Há nove anos, lembro-me da aflição que todos sentimos na empresa em que trabalhava ao sermos informados que tínhamos sofrido danos colaterais consideráveis com a queda do BES em 2014. Mas foi só em 2015 que sentimos esse impacto financeiro.

Ao longo desse ano fomos forçados a muitos apertos de cinto até a empresa estabilizar após o rombo, mas deixou um sentimento de trauma e impotência entre chefias e trabalhadores. Não se pode sequer dizer que houve uma culpa que pudesse ser atribuída. Houve, sim, excessiva confiança na robustez de uma instituição financeira, quando, afinal, tudo se revelara uma farsa. Ainda assim, nós fomos os sortudos. Muitos outros viram as suas empresas ou vidas completamente destruídas.

Agora, que começa o julgamento do caso BES, o olhar centra-se na figura débil de Ricardo Salgado, que sofre de demência. Salgado e outros arguidos são chamados a responder por associação criminosa, corrupção, burla e branqueamento, entre outros crimes, que levaram ao colapso da maior instituição financeira à época e à perda catastrófica de milhões, forçando o Estado a um bailout oneroso.

Hoje, os bancos, os seus reguladores e supervisores garantem-nos que houve reformas e que existe um controlo mais apertado, impedindo que o mesmo volte a suceder. Alguém acredita verdadeiramente nisso depois da forma escandalosa como Ricardo Salgado manipulou tudo e todos?

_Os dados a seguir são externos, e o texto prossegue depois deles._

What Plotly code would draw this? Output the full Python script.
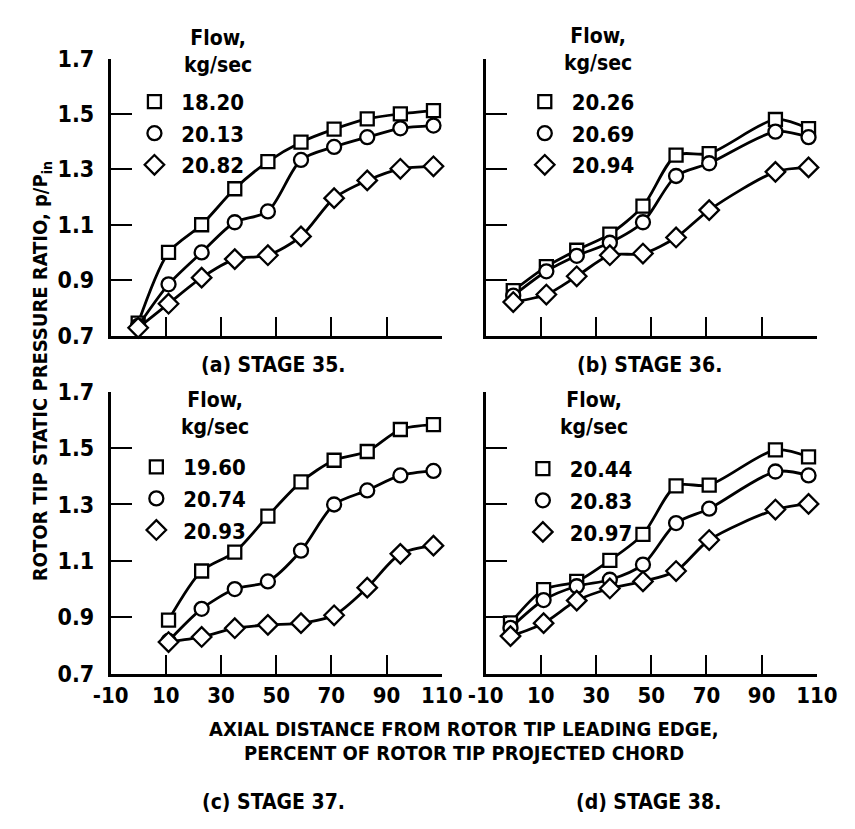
import plotly.graph_objects as go

# ---------------- data ----------------
x_a = [0, 11, 23, 35, 47, 59, 71, 83, 95, 107]
a_sq = [0.745, 1.00, 1.10, 1.23, 1.328, 1.398, 1.445, 1.482, 1.50, 1.512]
a_ci = [0.735, 0.885, 1.00, 1.109, 1.148, 1.334, 1.381, 1.416, 1.448, 1.458]
a_di = [0.728, 0.815, 0.909, 0.976, 0.99, 1.058, 1.196, 1.26, 1.302, 1.311]
a_flow = ["18.20", "20.13", "20.82"]

x_b = [0, 12, 23, 35, 47, 59, 71, 95, 107]
b_sq = [0.862, 0.949, 1.008, 1.066, 1.167, 1.351, 1.357, 1.48, 1.447]
b_ci = [0.844, 0.932, 0.988, 1.035, 1.109, 1.276, 1.322, 1.436, 1.416]
b_di = [0.821, 0.848, 0.914, 0.99, 0.996, 1.054, 1.153, 1.291, 1.307]
b_flow = ["20.26", "20.69", "20.94"]

x_c = [11, 23, 35, 47, 59, 71, 83, 95, 107]
c_sq = [0.890, 1.064, 1.131, 1.259, 1.380, 1.457, 1.488, 1.566, 1.583]
c_ci = [0.816, 0.930, 1.0, 1.027, 1.136, 1.30, 1.35, 1.403, 1.419]
c_di = [0.812, 0.830, 0.861, 0.873, 0.879, 0.907, 1.005, 1.125, 1.154]
c_flow = ["19.60", "20.74", "20.93"]

x_d = [-1, 11, 23, 35, 47, 59, 71, 95, 107]
d_sq = [0.880, 0.998, 1.027, 1.102, 1.194, 1.366, 1.369, 1.494, 1.469]
d_ci = [0.862, 0.961, 1.01, 1.033, 1.087, 1.234, 1.285, 1.417, 1.403]
d_di = [0.833, 0.879, 0.959, 1.002, 1.027, 1.064, 1.174, 1.282, 1.302]
d_flow = ["20.44", "20.83", "20.97"]

captions = ["(a) STAGE 35.", "(b) STAGE 36.", "(c) STAGE 37.", "(d) STAGE 38."]
y_ticks = [0.7, 0.9, 1.1, 1.3, 1.5, 1.7]
x_ticks = [-10, 10, 30, 50, 70, 90, 110]
y_title = "ROTOR TIP STATIC PRESSURE RATIO, p/P<sub>in</sub>"
x_title_1 = "AXIAL DISTANCE FROM ROTOR TIP LEADING EDGE,"
x_title_2 = "PERCENT OF ROTOR TIP PROJECTED CHORD"
legend_head = "Flow,<br>kg/sec"

# ---------------- layout geometry ----------------
W, H = 855, 829
FONT = "Liberation Sans Narrow, DejaVu Sans Condensed, Arial Narrow, sans-serif"

def px(x):
    return x / W

def py(y):
    return 1 - y / H

xdom = {"L": [px(97), px(444)], "R": [px(490), px(837)]}
ydom = {"T": [py(333), py(47)], "B": [py(682), py(391)]}

panels = [
    dict(x=x_a, s=[a_sq, a_ci, a_di], flow=a_flow, xd="L", yd="T", n=""),
    dict(x=x_b, s=[b_sq, b_ci, b_di], flow=b_flow, xd="R", yd="T", n="2"),
    dict(x=x_c, s=[c_sq, c_ci, c_di], flow=c_flow, xd="L", yd="B", n="3"),
    dict(x=x_d, s=[d_sq, d_ci, d_di], flow=d_flow, xd="R", yd="B", n="4"),
]
symbols = ["square", "circle", "diamond"]
msize = [13, 14, 15]

fig = go.Figure()
layout = dict(
    width=W, height=H, margin=dict(l=0, r=0, t=0, b=0),
    paper_bgcolor="white", plot_bgcolor="white", showlegend=True,
    font=dict(family=FONT, color="black"),
)

legend_pos = [(122, 70), (531, 70), (124, 447), (529, 449)]
head_pos = [(210, 40), (608, 38), (206, 413), (604, 413)]
cap_pos = [(268, 363), (662, 363), (268, 815), (661, 815)]

BOLD = "bold"

for i, p in enumerate(panels):
    n = p["n"]
    xa = "x" + n
    ya = "y" + n
    lg = "legend" + n
    for k in range(3):
        fig.add_trace(go.Scatter(
            x=p["x"], y=p["s"][k], xaxis=xa, yaxis=ya,
            mode="lines+markers", line=dict(color="black", width=2.8, shape="spline", smoothing=0.8),
            marker=dict(symbol=symbols[k], size=msize[k], color="white",
                        line=dict(color="black", width=2.3)),
            cliponaxis=False, showlegend=False,
        ))
    for k in range(3):
        fig.add_trace(go.Scatter(
            x=[None], y=[None], xaxis=xa, yaxis=ya, mode="markers",
            marker=dict(symbol=symbols[k], size=msize[k], color="white",
                        line=dict(color="black", width=2.3)),
            name="\u00a0" + p["flow"][k], legend=lg, showlegend=True,
        ))
    lx, ly = legend_pos[i]
    layout[lg] = dict(
        x=px(lx), y=py(ly), xanchor="left", yanchor="top",
        bgcolor="rgba(0,0,0,0)", borderwidth=0, itemsizing="trace",
        font=dict(family=FONT, size=22, color="black", weight=BOLD), tracegroupgap=0,
        itemclick=False, itemdoubleclick=False,
    )
    axx = "xaxis" + n
    axy = "yaxis" + n
    bottom = p["yd"] == "B"
    left = p["xd"] == "L"
    layout[axx] = dict(
        domain=xdom[p["xd"]], anchor=ya, range=[-10, 110],
        tickvals=x_ticks, ticktext=[str(v) for v in x_ticks],
        showticklabels=bottom, ticks="inside", ticklen=19, tickwidth=2.2, tickcolor="black",
        showline=True, linewidth=2.6, linecolor="black", showgrid=False, zeroline=False,
        tickfont=dict(family=FONT, size=22, color="black", weight=BOLD),
    )
    layout[axy] = dict(
        domain=ydom[p["yd"]], anchor=xa, range=[0.7, 1.7],
        tickvals=y_ticks, ticktext=[f"{v:.1f}" for v in y_ticks],
        showticklabels=left, ticks="inside", ticklen=22, tickwidth=2.2, tickcolor="black",
        showline=True, linewidth=2.6, linecolor="black", showgrid=False, zeroline=False,
        tickfont=dict(family=FONT, size=23, color="black", weight=BOLD),
        ticklabelstandoff=9,
    )

annotations = []
for i in range(4):
    hx, hy = head_pos[i]
    annotations.append(dict(
        x=px(hx), y=py(hy), xref="paper", yref="paper", text=legend_head, showarrow=False,
        xanchor="center", yanchor="middle", align="center",
        font=dict(family=FONT, size=21, color="black", weight=BOLD),
    ))
    cx, cy = cap_pos[i]
    annotations.append(dict(
        x=px(cx), y=py(cy), xref="paper", yref="paper", text=captions[i], showarrow=False,
        xanchor="center", yanchor="middle",
        font=dict(family=FONT, size=21, color="black", weight=BOLD),
    ))
annotations.append(dict(
    x=px(25), y=py(370), xref="paper", yref="paper", text=y_title, showarrow=False,
    textangle=-90, xanchor="center", yanchor="middle",
    font=dict(family=FONT, size=20, color="black", weight=BOLD),
))
annotations.append(dict(
    x=px(467), y=py(739), xref="paper", yref="paper", text=x_title_1, showarrow=False,
    xanchor="center", yanchor="middle",
    font=dict(family=FONT, size=20, color="black", weight=BOLD),
))
annotations.append(dict(
    x=px(467), y=py(764), xref="paper", yref="paper", text=x_title_2, showarrow=False,
    xanchor="center", yanchor="middle",
    font=dict(family=FONT, size=20, color="black", weight=BOLD),
))
layout["annotations"] = annotations

fig.update_layout(**layout)
fig.write_html("out.html")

Deu-se uma quebra irreparável de confiança, que ainda custou mais a sanar face à lentidão da justiça. O julgamento só começou volvidos dez anos. E a figura que representa tudo o que estava errado em Portugal é, hoje, um homem envelhecido, demente, com a sua reputação em cacos.

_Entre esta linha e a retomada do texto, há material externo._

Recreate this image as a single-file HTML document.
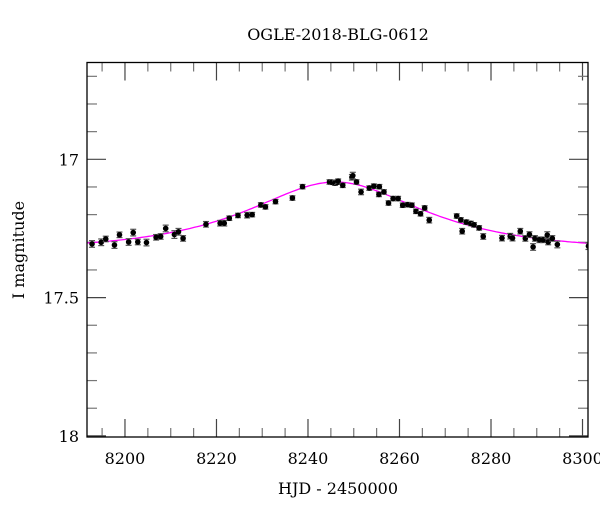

Como é que tantos permitiram que se tornasse o “dono disto tudo” (DDT)? Falamos de uma figura com imenso comando e autoridade, pela qual políticos e financeiros se deixavam embevecer. O nível de ignorância, parolice e cegueira entre as elites era tal que DDT escapou a todos os reguladores e supervisores. Portugal seguiu em frente e adaptou-se a novas realidades. Os bancos dizem-nos que estão mais sólidos (uma expressão que se tornou infame), mas e todos aqueles que viram as suas vidas irremediavelmente alteradas?

A impunidade dos infratores levou à ascensão do populismo, precipitando um circo perigoso montado por inúmeros populistas. E, para mal dos nossos pecados, é precisamente esse circo que tem dominado o panorama nacional nos últimos anos.